A question has arisen from a loan assistant regarding HMDA coverage for a previously originated loan that is being modified. Loan A was originated in 2014 in the amount of 250,000. It was and remains secured by a residential rental property. The lender is planning on increasing the balance of Loan A to pay off Loan B, which is dwelling secured. 12 CFR § 1003.2(d) and commentary stress the concept of (new) extension of credit. Is my original thought the modification is not reportable because there is not a new extension of credit correct?
This topic was modified 1 week, 4 days ago by benef005.
As long as it isn’t a refinance – the existing debt is not satisfied and replaced -I think you’re correct.

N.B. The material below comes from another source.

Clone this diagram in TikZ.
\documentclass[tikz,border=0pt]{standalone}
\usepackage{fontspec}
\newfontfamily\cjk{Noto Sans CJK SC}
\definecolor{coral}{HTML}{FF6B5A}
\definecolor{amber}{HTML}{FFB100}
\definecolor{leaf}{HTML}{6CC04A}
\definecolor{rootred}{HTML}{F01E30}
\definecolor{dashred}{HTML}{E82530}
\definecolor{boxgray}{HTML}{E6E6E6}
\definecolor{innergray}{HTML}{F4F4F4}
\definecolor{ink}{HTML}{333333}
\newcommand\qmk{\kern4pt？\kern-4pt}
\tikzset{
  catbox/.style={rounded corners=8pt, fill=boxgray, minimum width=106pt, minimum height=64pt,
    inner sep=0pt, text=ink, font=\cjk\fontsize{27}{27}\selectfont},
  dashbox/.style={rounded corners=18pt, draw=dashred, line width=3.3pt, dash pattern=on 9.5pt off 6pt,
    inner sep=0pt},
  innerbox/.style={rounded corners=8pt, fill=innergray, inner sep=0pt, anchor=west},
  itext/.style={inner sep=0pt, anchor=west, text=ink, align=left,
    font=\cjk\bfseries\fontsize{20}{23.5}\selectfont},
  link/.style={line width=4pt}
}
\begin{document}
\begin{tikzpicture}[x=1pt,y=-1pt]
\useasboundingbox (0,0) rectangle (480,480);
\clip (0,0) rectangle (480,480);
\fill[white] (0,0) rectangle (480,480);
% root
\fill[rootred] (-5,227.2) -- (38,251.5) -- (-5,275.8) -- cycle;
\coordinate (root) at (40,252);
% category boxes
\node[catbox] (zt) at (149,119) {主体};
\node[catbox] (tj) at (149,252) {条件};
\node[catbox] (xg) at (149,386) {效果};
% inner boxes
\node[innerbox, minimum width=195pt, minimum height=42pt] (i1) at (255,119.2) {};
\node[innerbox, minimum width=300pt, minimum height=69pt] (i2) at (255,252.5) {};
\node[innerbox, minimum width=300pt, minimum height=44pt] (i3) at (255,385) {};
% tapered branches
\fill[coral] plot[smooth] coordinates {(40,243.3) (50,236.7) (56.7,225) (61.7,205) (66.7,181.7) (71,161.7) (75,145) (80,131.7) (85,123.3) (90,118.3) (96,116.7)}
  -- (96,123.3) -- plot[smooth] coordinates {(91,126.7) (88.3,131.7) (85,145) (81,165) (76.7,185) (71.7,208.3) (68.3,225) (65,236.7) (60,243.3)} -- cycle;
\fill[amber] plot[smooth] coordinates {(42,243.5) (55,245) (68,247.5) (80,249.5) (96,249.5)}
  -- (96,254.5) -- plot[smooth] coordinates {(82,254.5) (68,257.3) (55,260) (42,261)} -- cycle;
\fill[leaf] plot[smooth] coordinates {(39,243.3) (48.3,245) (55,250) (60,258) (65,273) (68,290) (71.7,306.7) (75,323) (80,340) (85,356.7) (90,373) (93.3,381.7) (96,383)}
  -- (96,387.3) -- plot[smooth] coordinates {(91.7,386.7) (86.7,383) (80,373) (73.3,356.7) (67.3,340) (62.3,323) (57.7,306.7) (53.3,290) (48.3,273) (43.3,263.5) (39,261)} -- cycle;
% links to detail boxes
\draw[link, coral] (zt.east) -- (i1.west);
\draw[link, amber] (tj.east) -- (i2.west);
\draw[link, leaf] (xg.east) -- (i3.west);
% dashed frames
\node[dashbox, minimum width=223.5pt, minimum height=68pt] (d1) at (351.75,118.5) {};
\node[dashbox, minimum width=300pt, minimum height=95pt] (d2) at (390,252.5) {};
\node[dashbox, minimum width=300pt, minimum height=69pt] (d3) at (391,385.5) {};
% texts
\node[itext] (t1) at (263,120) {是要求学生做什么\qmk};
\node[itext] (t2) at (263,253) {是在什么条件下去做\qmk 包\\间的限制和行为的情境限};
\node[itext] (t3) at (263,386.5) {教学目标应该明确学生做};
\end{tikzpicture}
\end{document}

From the FFIEC HMDA Guide to Getting it Right: Under Regulation C, an “extension of credit” generally requires a new debt obligation. Comment 2(d)-2. Thus, for example, a loan modification where the existing debt obligation is not satisfied and replaced is not generally a covered loan (i.e., closed-end mortgage loan or open-end line of credit) under Regulation C. Except as described below, if a transaction modifies, renews, extends, or amends the terms of an existing debt obligation, but the existing debt obligation is not satisfied and replaced, the transaction is not a covered loan. It is important to note that Regulation C defines the phrase “extension of credit” differently than Regulation B, 12 CFR Part 1002.8 Comment 2(d)-2 and 2(o)-2.